(Source data)

+---+

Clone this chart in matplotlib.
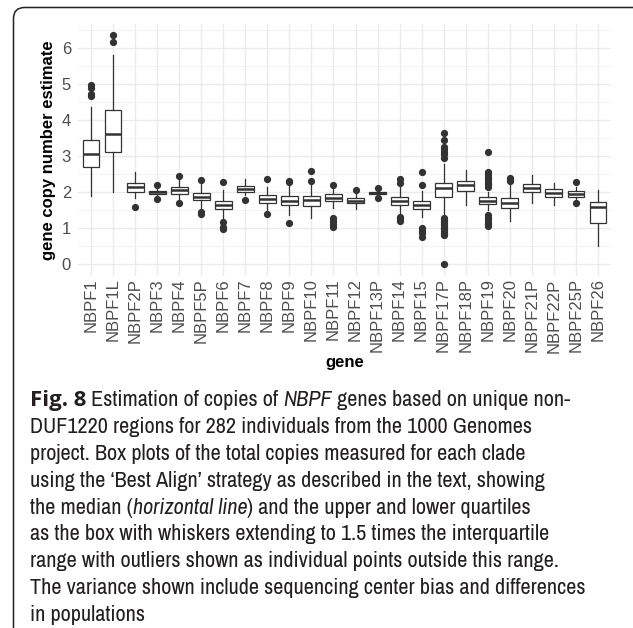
import numpy as np
import matplotlib
matplotlib.use("Agg")
import matplotlib.pyplot as plt
from matplotlib import font_manager
from matplotlib.patches import FancyBboxPatch

W, H = 633, 628

genes = ["NBPF1", "NBPF1L", "NBPF2P", "NBPF3", "NBPF4", "NBPF5P", "NBPF6", "NBPF7",
         "NBPF8", "NBPF9", "NBPF10", "NBPF11", "NBPF12", "NBPF13P", "NBPF14", "NBPF15",
         "NBPF17P", "NBPF18P", "NBPF19", "NBPF20", "NBPF21P", "NBPF22P", "NBPF25P", "NBPF26"]

q1 = [2.70, 3.12, 2.01, 1.95, 1.95, 1.77, 1.52, 2.00, 1.70, 1.63, 1.61, 1.75,
      1.68, 1.93, 1.64, 1.52, 1.85, 2.04, 1.67, 1.55, 1.99, 1.87, 1.87, 1.15]
medians = [3.04, 3.62, 2.13, 2.00, 2.06, 1.87, 1.65, 2.08, 1.81, 1.76, 1.78, 1.84,
           1.76, 1.96, 1.76, 1.63, 2.12, 2.18, 1.76, 1.69, 2.10, 1.98, 1.95, 1.58]
q3 = [3.43, 4.26, 2.24, 2.03, 2.15, 1.98, 1.76, 2.17, 1.91, 1.89, 1.89, 1.94,
      1.82, 1.99, 1.87, 1.76, 2.25, 2.31, 1.85, 1.83, 2.21, 2.07, 2.02, 1.72]
whislo = [1.90, 1.99, 1.83, 1.88, 1.80, 1.52, 1.27, 1.92, 1.50, 1.36, 1.27, 1.55,
          1.54, 1.88, 1.36, 1.30, 1.31, 1.64, 1.50, 1.19, 1.70, 1.64, 1.76, 0.49]
whishi = [4.35, 5.81, 2.54, 2.10, 2.33, 2.22, 2.06, 2.35, 2.15, 2.19, 2.19, 2.10,
          1.96, 2.03, 2.17, 2.04, 2.78, 2.61, 2.01, 2.24, 2.47, 2.26, 2.15, 2.06]
outliers = [
    [4.65, 4.72, 4.88, 4.97],
    [6.16, 6.34],
    [1.59],
    [2.19, 1.80],
    [2.43, 1.68],
    [2.32, 1.44, 1.38],
    [2.27, 1.17, 1.04, 0.96],
    [1.77],
    [2.36, 1.40],
    [2.27, 2.31, 1.14],
    [2.31, 2.58],
    [2.19, 1.27, 1.20, 1.12, 1.02],
    [2.06],
    [2.11, 1.84],
    [2.26, 2.35, 1.30, 1.25, 1.20],
    [2.20, 2.54, 1.01, 0.93, 0.85, 0.76],
    [2.93, 3.05, 3.12, 3.18, 3.26, 3.43, 3.63,
     1.28, 1.24, 1.20, 1.16, 1.12, 1.08, 1.04, 1.00, 0.96, 0.92, 0.87, 0.83, 0.80, 0.0],
    [],
    [2.15, 2.22, 2.28, 2.35, 2.42, 2.50, 2.56, 3.11, 1.36, 1.30, 1.24, 1.18, 1.12, 1.06],
    [2.29, 2.34, 2.39],
    [],
    [],
    [2.28, 1.68],
    [],
]

caption_lines = [
    [("Fig. 8", "bold"), (" Estimation of copies of ", "normal"), ("NBPF", "italic"),
     (" genes based on unique non-", "normal")],
    [("DUF1220 regions for 282 individuals from the 1000 Genomes", "normal")],
    [("project. Box plots of the total copies measured for each clade", "normal")],
    [("using the \u2018Best Align\u2019 strategy as described in the text, showing", "normal")],
    [("the median (", "normal"), ("horizontal line", "italic"),
     (") and the upper and lower quartiles", "normal")],
    [("as the box with whiskers extending to 1.5 times the interquartile", "normal")],
    [("range with outliers shown as individual points outside this range.", "normal")],
    [("The variance shown include sequencing center bias and differences", "normal")],
    [("in populations", "normal")],
]

plt.rcParams['font.family'] = ['Liberation Sans', 'DejaVu Sans']

fig = plt.figure(figsize=(W / 100, H / 100), dpi=100)
fig.patch.set_facecolor("white")

# panel placed in pixel terms
left, right, top, bottom = 78, 611, 24, 275.5
ax = fig.add_axes([left / W, 1 - bottom / H, (right - left) / W, (bottom - top) / H])

stats = []
for i in range(len(genes)):
    stats.append(dict(med=medians[i], q1=q1[i], q3=q3[i], whislo=whislo[i],
                      whishi=whishi[i], fliers=outliers[i], label=genes[i]))
pos = np.arange(1, len(genes) + 1)

dark = "#333333"
ax.bxp(stats, positions=pos, widths=0.75, patch_artist=True, showcaps=False,
       boxprops=dict(facecolor="white", edgecolor=dark, linewidth=0.9),
       whiskerprops=dict(color=dark, linewidth=0.9),
       medianprops=dict(color=dark, linewidth=1.8),
       flierprops=dict(marker="o", markersize=4.2, markerfacecolor=dark,
                       markeredgecolor=dark, linestyle="none"),
       zorder=3)

# ggplot-like expansion
allv = np.concatenate([whislo, whishi, np.concatenate([o for o in outliers if o])])
lo, hi = allv.min(), allv.max()
pad = 0.05 * (hi - lo)
ax.set_ylim(lo - pad, hi + pad)
ax.set_xlim(0.4, len(genes) + 0.6)

ax.set_yticks(np.arange(0, 7, 1))
ax.set_yticks(np.arange(0.5, 6.6, 1), minor=True)
ax.set_xticks(pos)
ax.set_xticklabels(genes, rotation=90, va="top", ha="center")
ax.grid(True, which="major", color="#EBEBEB", linewidth=1.0, zorder=0)
ax.grid(True, which="minor", axis="y", color="#F2F2F2", linewidth=0.6, zorder=0)
ax.set_axisbelow(True)
for s in ax.spines.values():
    s.set_visible(False)
ax.tick_params(axis="both", which="both", length=0, labelsize=12, labelcolor="#4D4D4D")
ax.tick_params(axis="x", pad=2)
ax.tick_params(axis="y", pad=5)

ax.set_ylabel("gene copy number estimate", fontsize=12, fontweight="bold", labelpad=4)
fig.text(344.5 / W, 1 - 363 / H, "gene", fontsize=12, fontweight="bold",
         ha="center", va="center")

# frame with rounded corners, running off the right and bottom edge
frame = FancyBboxPatch((13.5 / 100, -0.12), (W + 12 - 13.5) / 100, (H - 7.5) / 100 + 0.12,
                       boxstyle="round,pad=0,rounding_size=0.11",
                       transform=fig.dpi_scale_trans, fill=False,
                       edgecolor="#222222", linewidth=1.1, clip_on=False)
fig.add_artist(frame)

# caption font: a narrow face if one is installed
fonts = font_manager.fontManager.ttflist
names = {f.name for f in fonts}
stretch = "normal"
narrow = sorted(n for n in names if "Narrow" in n or "Condensed" in n)
if "Liberation Sans Narrow" in names:
    cap_font = "Liberation Sans Narrow"
elif narrow:
    cap_font = narrow[0]
elif any(f.name == "Noto Sans" and f.stretch in ("condensed", "semi-condensed") for f in fonts):
    cap_font = "Noto Sans"
    stretch = "semi-condensed"
else:
    cap_font = "Roboto"


def is_bold(w):
    if isinstance(w, str):
        return w in ("bold", "heavy", "black", "demibold", "semibold", "extra bold")
    return w >= 600


has_bold = any(f.name == cap_font and is_bold(f.weight) for f in fonts)
bold_font = cap_font if has_bold else "Open Sans"

renderer = fig.canvas.get_renderer()


def piece_props(kind):
    if kind == "bold":
        return dict(family=bold_font, fontweight="bold", fontstyle="normal",
                    fontstretch=stretch if has_bold else "normal")
    return dict(family=cap_font, fontweight="normal",
                fontstyle="italic" if kind == "italic" else "normal", fontstretch=stretch)


def text_width(s, size, kind):
    p = piece_props(kind)
    t = fig.text(0, 0, s + "|", fontsize=size, **p)
    w = t.get_window_extent(renderer).width
    t.remove()
    t = fig.text(0, 0, "|", fontsize=size, **p)
    w -= t.get_window_extent(renderer).width
    t.remove()
    return w


def line_width(line, size):
    return sum(text_width(s, size, kind) for s, kind in line)


widest = max(line_width(line, 10) for line in caption_lines)
cap_size = min(10 * 588 / widest, 16)

x0 = 30
y0 = 398
step = 26.9
for i, line in enumerate(caption_lines):
    x = x0
    y = y0 + step * i
    for s, kind in line:
        fig.text(x / W, 1 - y / H, s, fontsize=cap_size, color="#231F20",
                 ha="left", va="center_baseline", **piece_props(kind))
        x += text_width(s, cap_size, kind)

fig.savefig("out.png", dpi=100, facecolor="white")
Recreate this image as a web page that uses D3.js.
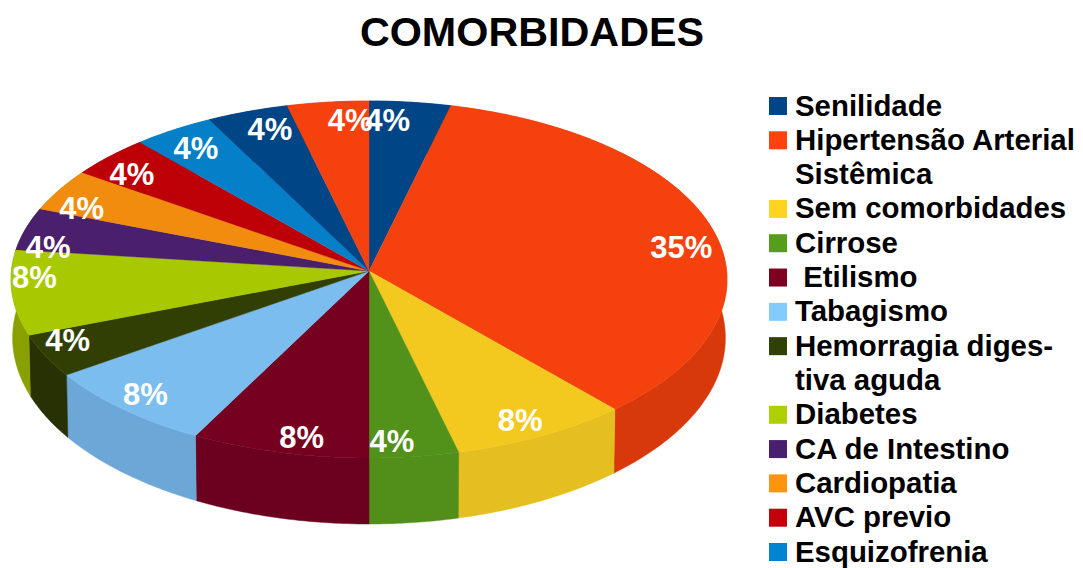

+---+

Check each line of the listing above for the string "matplotlib", then report only how many lines have it.

6